Data segment:
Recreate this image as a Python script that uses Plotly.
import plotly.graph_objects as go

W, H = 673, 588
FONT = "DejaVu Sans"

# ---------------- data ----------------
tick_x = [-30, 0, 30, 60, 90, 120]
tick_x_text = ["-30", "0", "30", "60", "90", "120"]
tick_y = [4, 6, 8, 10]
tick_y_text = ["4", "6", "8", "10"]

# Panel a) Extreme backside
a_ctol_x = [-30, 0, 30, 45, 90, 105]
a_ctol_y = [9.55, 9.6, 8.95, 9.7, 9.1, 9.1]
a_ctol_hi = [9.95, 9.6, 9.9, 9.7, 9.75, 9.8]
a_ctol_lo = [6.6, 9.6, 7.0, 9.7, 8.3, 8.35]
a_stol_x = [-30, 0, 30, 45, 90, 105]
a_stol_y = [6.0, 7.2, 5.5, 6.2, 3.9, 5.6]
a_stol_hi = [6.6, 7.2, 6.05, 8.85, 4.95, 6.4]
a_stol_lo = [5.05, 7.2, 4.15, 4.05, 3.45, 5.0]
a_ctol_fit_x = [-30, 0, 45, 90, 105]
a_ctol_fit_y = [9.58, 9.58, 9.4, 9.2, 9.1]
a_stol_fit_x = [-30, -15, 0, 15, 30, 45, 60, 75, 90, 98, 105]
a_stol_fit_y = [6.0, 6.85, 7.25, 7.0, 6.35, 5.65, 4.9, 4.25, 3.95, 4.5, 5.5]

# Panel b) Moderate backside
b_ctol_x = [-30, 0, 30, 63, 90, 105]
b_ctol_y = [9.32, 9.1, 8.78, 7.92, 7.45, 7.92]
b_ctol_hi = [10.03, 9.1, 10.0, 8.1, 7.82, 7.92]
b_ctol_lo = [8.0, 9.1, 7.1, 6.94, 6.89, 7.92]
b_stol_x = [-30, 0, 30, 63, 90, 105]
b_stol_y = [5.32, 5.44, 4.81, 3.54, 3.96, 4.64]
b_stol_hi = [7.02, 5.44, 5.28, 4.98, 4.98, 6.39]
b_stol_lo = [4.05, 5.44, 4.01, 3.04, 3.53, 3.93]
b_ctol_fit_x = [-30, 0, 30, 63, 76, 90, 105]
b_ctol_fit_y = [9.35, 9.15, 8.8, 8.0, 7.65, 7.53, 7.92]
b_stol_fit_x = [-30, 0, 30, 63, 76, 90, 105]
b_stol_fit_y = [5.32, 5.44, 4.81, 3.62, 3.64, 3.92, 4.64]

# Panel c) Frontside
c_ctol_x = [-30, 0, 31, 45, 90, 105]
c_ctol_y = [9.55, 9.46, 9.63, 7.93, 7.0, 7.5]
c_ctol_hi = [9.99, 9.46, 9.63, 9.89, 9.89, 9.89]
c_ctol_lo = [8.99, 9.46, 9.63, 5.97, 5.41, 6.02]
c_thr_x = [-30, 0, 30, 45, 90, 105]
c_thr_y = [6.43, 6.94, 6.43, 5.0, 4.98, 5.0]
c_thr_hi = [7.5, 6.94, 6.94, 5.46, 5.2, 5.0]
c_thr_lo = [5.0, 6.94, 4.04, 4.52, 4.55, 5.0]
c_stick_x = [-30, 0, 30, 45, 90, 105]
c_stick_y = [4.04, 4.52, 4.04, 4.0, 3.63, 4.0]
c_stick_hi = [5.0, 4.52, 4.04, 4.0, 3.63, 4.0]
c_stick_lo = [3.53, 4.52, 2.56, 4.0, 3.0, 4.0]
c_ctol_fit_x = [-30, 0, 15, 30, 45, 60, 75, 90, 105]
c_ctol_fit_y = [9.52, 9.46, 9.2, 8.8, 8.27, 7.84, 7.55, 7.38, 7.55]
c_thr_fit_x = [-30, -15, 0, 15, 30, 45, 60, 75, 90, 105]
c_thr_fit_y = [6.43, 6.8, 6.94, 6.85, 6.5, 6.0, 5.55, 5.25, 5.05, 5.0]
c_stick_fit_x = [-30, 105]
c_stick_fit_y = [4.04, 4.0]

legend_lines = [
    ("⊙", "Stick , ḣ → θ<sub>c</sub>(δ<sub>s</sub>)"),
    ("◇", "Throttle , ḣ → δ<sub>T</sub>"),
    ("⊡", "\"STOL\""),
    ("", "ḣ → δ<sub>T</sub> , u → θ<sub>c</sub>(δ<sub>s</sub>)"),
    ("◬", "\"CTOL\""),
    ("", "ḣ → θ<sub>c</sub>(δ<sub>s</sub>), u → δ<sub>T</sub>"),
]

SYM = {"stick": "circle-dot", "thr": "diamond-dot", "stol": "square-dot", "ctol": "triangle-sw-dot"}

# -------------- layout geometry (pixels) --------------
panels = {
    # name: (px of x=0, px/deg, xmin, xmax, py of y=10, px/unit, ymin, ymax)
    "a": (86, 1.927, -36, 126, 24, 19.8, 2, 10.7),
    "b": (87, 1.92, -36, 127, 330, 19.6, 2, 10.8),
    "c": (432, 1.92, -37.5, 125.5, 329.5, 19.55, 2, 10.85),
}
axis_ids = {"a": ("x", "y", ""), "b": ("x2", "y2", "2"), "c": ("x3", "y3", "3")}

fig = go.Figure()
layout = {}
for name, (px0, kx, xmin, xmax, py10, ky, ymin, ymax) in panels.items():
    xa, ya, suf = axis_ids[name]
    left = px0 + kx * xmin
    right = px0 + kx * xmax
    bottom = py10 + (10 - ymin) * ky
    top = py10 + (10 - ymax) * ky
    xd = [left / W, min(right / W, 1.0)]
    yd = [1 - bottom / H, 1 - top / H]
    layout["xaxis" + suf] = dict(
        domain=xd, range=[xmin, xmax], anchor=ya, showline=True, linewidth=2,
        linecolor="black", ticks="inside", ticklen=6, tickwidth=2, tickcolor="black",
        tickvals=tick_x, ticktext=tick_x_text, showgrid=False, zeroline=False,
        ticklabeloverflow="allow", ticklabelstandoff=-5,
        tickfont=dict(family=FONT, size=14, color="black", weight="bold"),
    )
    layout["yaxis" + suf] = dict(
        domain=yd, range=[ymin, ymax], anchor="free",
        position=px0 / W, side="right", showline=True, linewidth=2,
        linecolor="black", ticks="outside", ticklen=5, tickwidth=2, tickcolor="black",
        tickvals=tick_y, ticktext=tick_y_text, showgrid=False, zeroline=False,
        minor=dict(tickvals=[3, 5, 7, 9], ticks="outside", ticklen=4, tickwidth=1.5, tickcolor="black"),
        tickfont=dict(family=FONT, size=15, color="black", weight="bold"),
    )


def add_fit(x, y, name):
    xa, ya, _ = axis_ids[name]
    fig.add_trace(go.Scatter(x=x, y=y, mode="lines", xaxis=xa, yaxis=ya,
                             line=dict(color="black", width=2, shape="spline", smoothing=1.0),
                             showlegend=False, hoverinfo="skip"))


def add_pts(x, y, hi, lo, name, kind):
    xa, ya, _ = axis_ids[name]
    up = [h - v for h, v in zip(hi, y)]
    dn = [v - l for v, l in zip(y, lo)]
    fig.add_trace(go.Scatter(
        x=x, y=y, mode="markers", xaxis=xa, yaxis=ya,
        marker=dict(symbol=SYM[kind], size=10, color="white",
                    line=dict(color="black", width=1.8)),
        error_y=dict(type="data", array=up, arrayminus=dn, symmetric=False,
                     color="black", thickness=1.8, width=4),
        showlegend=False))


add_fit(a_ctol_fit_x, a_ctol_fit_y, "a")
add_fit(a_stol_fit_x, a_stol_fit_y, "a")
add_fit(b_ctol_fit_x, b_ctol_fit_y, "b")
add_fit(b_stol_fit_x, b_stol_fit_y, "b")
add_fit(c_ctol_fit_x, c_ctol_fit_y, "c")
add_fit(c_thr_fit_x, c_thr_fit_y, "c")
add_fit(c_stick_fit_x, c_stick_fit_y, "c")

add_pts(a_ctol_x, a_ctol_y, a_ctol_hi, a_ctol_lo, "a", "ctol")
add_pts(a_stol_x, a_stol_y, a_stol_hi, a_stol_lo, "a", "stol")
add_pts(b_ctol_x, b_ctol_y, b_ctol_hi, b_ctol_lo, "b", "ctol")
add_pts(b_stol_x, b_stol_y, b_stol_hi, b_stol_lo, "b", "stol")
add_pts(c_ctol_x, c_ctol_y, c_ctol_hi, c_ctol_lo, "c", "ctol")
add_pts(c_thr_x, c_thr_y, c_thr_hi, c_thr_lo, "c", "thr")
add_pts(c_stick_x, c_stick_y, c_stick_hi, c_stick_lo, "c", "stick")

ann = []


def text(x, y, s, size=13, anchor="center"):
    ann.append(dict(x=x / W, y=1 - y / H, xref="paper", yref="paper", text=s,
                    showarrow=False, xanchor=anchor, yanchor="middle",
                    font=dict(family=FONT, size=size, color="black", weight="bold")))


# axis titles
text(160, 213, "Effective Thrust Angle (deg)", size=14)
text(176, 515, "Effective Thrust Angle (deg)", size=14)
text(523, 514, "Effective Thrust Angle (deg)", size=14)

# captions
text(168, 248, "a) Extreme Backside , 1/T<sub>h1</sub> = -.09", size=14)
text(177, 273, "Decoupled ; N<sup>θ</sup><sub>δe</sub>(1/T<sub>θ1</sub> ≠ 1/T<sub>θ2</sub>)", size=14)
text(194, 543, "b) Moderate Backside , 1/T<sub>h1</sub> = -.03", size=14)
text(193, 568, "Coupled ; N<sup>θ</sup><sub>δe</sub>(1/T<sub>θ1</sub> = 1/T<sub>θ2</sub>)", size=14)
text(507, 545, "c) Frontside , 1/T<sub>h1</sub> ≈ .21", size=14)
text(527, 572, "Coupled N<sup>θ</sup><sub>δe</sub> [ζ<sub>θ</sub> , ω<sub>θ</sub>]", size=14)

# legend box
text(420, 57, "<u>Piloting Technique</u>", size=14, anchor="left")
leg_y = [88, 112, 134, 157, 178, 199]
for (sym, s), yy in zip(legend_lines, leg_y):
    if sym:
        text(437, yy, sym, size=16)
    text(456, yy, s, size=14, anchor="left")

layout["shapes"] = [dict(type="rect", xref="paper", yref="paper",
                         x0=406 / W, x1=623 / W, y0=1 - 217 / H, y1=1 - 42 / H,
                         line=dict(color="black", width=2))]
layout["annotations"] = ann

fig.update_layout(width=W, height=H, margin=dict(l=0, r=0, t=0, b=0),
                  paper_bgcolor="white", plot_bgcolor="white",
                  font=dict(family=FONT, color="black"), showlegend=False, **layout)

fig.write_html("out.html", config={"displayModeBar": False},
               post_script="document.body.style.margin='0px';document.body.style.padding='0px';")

Short task: What you return should be the lines from the start of the data through the line with "b_stol_fit_y = [5.32, 5.44, 4.81, 3.62, 3.64, 3.92, 4.64]", quoted exactly and nothing more.

Solution for this task:
Recreate this image as a Python script that uses Plotly.
import plotly.graph_objects as go

W, H = 673, 588
FONT = "DejaVu Sans"

# ---------------- data ----------------
tick_x = [-30, 0, 30, 60, 90, 120]
tick_x_text = ["-30", "0", "30", "60", "90", "120"]
tick_y = [4, 6, 8, 10]
tick_y_text = ["4", "6", "8", "10"]

# Panel a) Extreme backside
a_ctol_x = [-30, 0, 30, 45, 90, 105]
a_ctol_y = [9.55, 9.6, 8.95, 9.7, 9.1, 9.1]
a_ctol_hi = [9.95, 9.6, 9.9, 9.7, 9.75, 9.8]
a_ctol_lo = [6.6, 9.6, 7.0, 9.7, 8.3, 8.35]
a_stol_x = [-30, 0, 30, 45, 90, 105]
a_stol_y = [6.0, 7.2, 5.5, 6.2, 3.9, 5.6]
a_stol_hi = [6.6, 7.2, 6.05, 8.85, 4.95, 6.4]
a_stol_lo = [5.05, 7.2, 4.15, 4.05, 3.45, 5.0]
a_ctol_fit_x = [-30, 0, 45, 90, 105]
a_ctol_fit_y = [9.58, 9.58, 9.4, 9.2, 9.1]
a_stol_fit_x = [-30, -15, 0, 15, 30, 45, 60, 75, 90, 98, 105]
a_stol_fit_y = [6.0, 6.85, 7.25, 7.0, 6.35, 5.65, 4.9, 4.25, 3.95, 4.5, 5.5]

# Panel b) Moderate backside
b_ctol_x = [-30, 0, 30, 63, 90, 105]
b_ctol_y = [9.32, 9.1, 8.78, 7.92, 7.45, 7.92]
b_ctol_hi = [10.03, 9.1, 10.0, 8.1, 7.82, 7.92]
b_ctol_lo = [8.0, 9.1, 7.1, 6.94, 6.89, 7.92]
b_stol_x = [-30, 0, 30, 63, 90, 105]
b_stol_y = [5.32, 5.44, 4.81, 3.54, 3.96, 4.64]
b_stol_hi = [7.02, 5.44, 5.28, 4.98, 4.98, 6.39]
b_stol_lo = [4.05, 5.44, 4.01, 3.04, 3.53, 3.93]
b_ctol_fit_x = [-30, 0, 30, 63, 76, 90, 105]
b_ctol_fit_y = [9.35, 9.15, 8.8, 8.0, 7.65, 7.53, 7.92]
b_stol_fit_x = [-30, 0, 30, 63, 76, 90, 105]
b_stol_fit_y = [5.32, 5.44, 4.81, 3.62, 3.64, 3.92, 4.64]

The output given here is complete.